At Hazeltine Avenue and Huston Street in Sherman Oaks, there is a wonderful landscape that features variegated hydrangeas as accent plants. I had never really paid much attention to variegated hydrangeas but at this location their brilliance is comparable to that of large, luminescent globes.
It is clear that variegated hydrangea is really a wonderful choice for a winter garden when flowers of other perennials have disappeared and overcast skies cast a withering pall. As long as you have glowing variegated hydrangeas (Hydrangea macrophylla `Variegata’) in the garden, you will have plenty of light and hope for weathering the darkest months of the year.
On the opposite corner, just in front of the sign reading Van Nuys–Sherman Oaks Park, is a beautiful example of an `Orange King’ pincushion zinnia. It’s a reminder of the many delights offered by this easiest of flowers to grow.
In late winter or spring, simply sprinkle some zinnia seeds in your garden’s sunniest spots. Germination is virtually assured. Zinnia flowers appear in a multitude of colors (though not blue) and in many configurations, resembling daisies, chrysanthemums or even cactus flowers, depending on the variety.
It is hard to miss the new landscaping in the Valley College parking lot at Burbank Boulevard and Fulton Avenue in Valley Village.
As I meandered through the lot, two species caught my eye. One of them I have not yet been able to conclusively identify, although its flowers resemble those of sneezeweed (Helenium spp.) and its leaves resemble those found on Jerusalem artichoke (Helianthus tuberosus), whose tubers are edible.

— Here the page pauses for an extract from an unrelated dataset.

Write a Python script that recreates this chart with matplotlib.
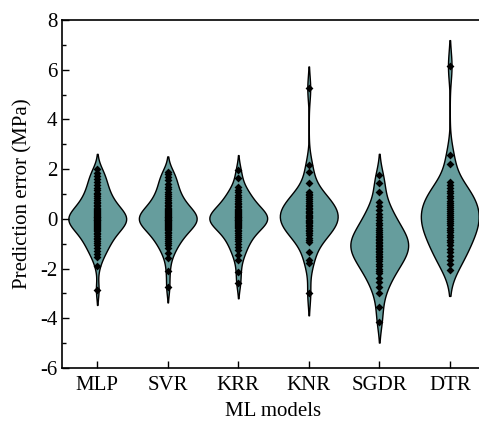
import matplotlib
matplotlib.use('Agg')
import matplotlib.pyplot as plt
import pandas as pd
import seaborn as sns

models = ['MLP', 'SVR', 'KRR', 'KNR', 'SGDR', 'DTR']

# prediction errors (MPa)
mlp = [2.0, 1.85, 1.72, 1.6, 1.48, 1.36, 1.25, 1.15, 1.06, 0.98, 0.9, 0.82, 0.75,
       0.68, 0.62, 0.56, 0.5, 0.45, 0.4, 0.35, 0.31, 0.27, 0.23, 0.19, 0.15, 0.12,
       0.09, 0.06, 0.03, 0.0, -0.03, -0.06, -0.09, -0.12, -0.15, -0.19, -0.23,
       -0.27, -0.31, -0.35, -0.4, -0.45, -0.5, -0.56, -0.62, -0.68, -0.75, -0.82,
       -0.9, -0.98, -1.07, -1.17, -1.28, -1.4, -1.52, -1.88, -2.85]
svr = [1.9, 1.8, 1.68, 1.55, 1.42, 1.3, 1.19, 1.09, 1.0, 0.92, 0.84, 0.76, 0.69,
       0.62, 0.56, 0.5, 0.45, 0.4, 0.35, 0.31, 0.27, 0.23, 0.19, 0.15, 0.12, 0.09,
       0.06, 0.03, 0.0, -0.03, -0.06, -0.09, -0.12, -0.15, -0.19, -0.23, -0.27,
       -0.31, -0.36, -0.41, -0.46, -0.52, -0.58, -0.65, -0.72, -0.8, -0.88, -0.97,
       -1.07, -1.18, -1.37, -1.58, -2.1, -2.75]
krr = [1.97, 1.64, 1.3, 1.18, 1.07, 0.97, 0.88, 0.8, 0.72, 0.65, 0.58, 0.52, 0.46,
       0.41, 0.36, 0.31, 0.27, 0.23, 0.19, 0.15, 0.12, 0.09, 0.06, 0.03, 0.0, -0.03,
       -0.06, -0.09, -0.12, -0.16, -0.2, -0.24, -0.28, -0.33, -0.38, -0.44, -0.5,
       -0.57, -0.64, -0.72, -0.81, -0.91, -1.02, -1.13, -1.25, -1.45, -1.65, -2.12,
       -2.6]
knr = [5.25, 2.17, 1.9, 1.44, 1.1, 1.02, 0.94, 0.86, 0.78, 0.7, 0.63, 0.56, 0.5,
       0.44, 0.38, 0.32, 0.27, 0.22, 0.17, 0.12, 0.07, 0.02, -0.03, -0.08, -0.13,
       -0.18, -0.24, -0.3, -0.36, -0.43, -0.5, -0.58, -0.66, -0.75, -0.84, -0.92,
       -1.32, -1.65, -1.78, -3.0]
sgdr = [1.77, 1.43, 1.1, 0.69, 0.5, 0.34, 0.2, 0.07, -0.05, -0.16, -0.26, -0.35,
        -0.44, -0.52, -0.6, -0.67, -0.74, -0.8, -0.86, -0.92, -0.98, -1.04, -1.1,
        -1.16, -1.22, -1.28, -1.34, -1.41, -1.48, -1.55, -1.63, -1.71, -1.8, -1.9,
        -2.0, -2.1, -2.19, -2.38, -2.55, -2.73, -3.0, -3.53, -4.13]
dtr = [6.15, 2.57, 2.21, 1.5, 1.38, 1.26, 1.14, 1.03, 0.93, 0.83, 0.73, 0.64, 0.55,
       0.46, 0.38, 0.3, 0.22, 0.14, 0.06, -0.02, -0.1, -0.18, -0.26, -0.35, -0.44,
       -0.53, -0.63, -0.73, -0.84, -0.95, -1.07, -1.2, -1.34, -1.49, -1.65, -1.83,
       -2.06]

values = [mlp, svr, krr, knr, sgdr, dtr]
df = pd.DataFrame({
    'model': [m for m, v in zip(models, values) for _ in v],
    'error': [e for v in values for e in v],
})

plt.rcParams['font.family'] = ['Liberation Serif', 'DejaVu Serif']
plt.rcParams['axes.unicode_minus'] = False

fig = plt.figure(figsize=(4.79, 4.23), dpi=100)
ax = fig.add_axes([62 / 479, 55 / 423, 423 / 479, 348 / 423])

sns.violinplot(data=df, x='model', y='error', order=models, ax=ax,
               color='#669d9d', saturation=1, linecolor='black', linewidth=1,
               inner=None, cut=1.8, bw_adjust=0.8, density_norm='width', width=0.82)
sns.stripplot(data=df, x='model', y='error', order=models, ax=ax,
              jitter=False, marker='D', size=4, color='black')

ax.set_xlim(-0.5, 5.5)
ax.set_ylim(-6, 8)
ax.set_yticks(range(-6, 9, 2))
ax.set_yticks(range(-5, 8, 2), minor=True)
ax.tick_params(direction='in', labelsize=15, length=5, width=1)
ax.tick_params(which='minor', direction='in', length=3, width=1)
ax.tick_params(axis='x', pad=6)
for s in ax.spines.values():
    s.set_linewidth(1.2)

ax.set_xlabel('ML models', fontsize=15, labelpad=5)
ax.set_ylabel('Prediction error (MPa)', fontsize=15, labelpad=5)

fig.savefig('out.png', dpi=100)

Could it be a hybrid between them? Flowers are vivid yellow with charming three-lobed petal margins. I don’t know if this daisy family member was planted intentionally or just grew up as a volunteer but, in any event, it is a stunning 4-by-4-foot shrub.
Dozens of yellow to orange daisy species, from Jerusalem artichoke to black-eyed Susan (Rudbeckia hirta), flower in the fall.
Sweetgums (Liquidambar styraciflua) are changing color now, arrayed in gold, red and burgundy. Those prickly, spheroid sweet gum seed capsules also are falling or getting ready to do so.
In the new Valley College parking lot, the problem presented by these seed balls has been solved by the selection of a sweetgum cultivar called `Rotundiloba,’ named for its rounded foliar lobes, that is virtually fruitless. It has not yet changed color but should do so soon enough.
Sweetgum is named for its sap, which may be extracted and turned into chewing gum.
Tip of the week
Are you looking for an unorthodox ornamental tree? If you have a hankering for hanging trumpets, consider an arborescent angel’s trumpet species (Brugmansia versicolor). Just the other day in Hollywood I saw a pyramidal 20-foot specimen. The typically encountered angel’s trumpet (Brugmansia x candida) seldom exceeds 6 to 8 feet in height. However, this taller species is sometimes encountered, producing flowers in white, apricot, or pink.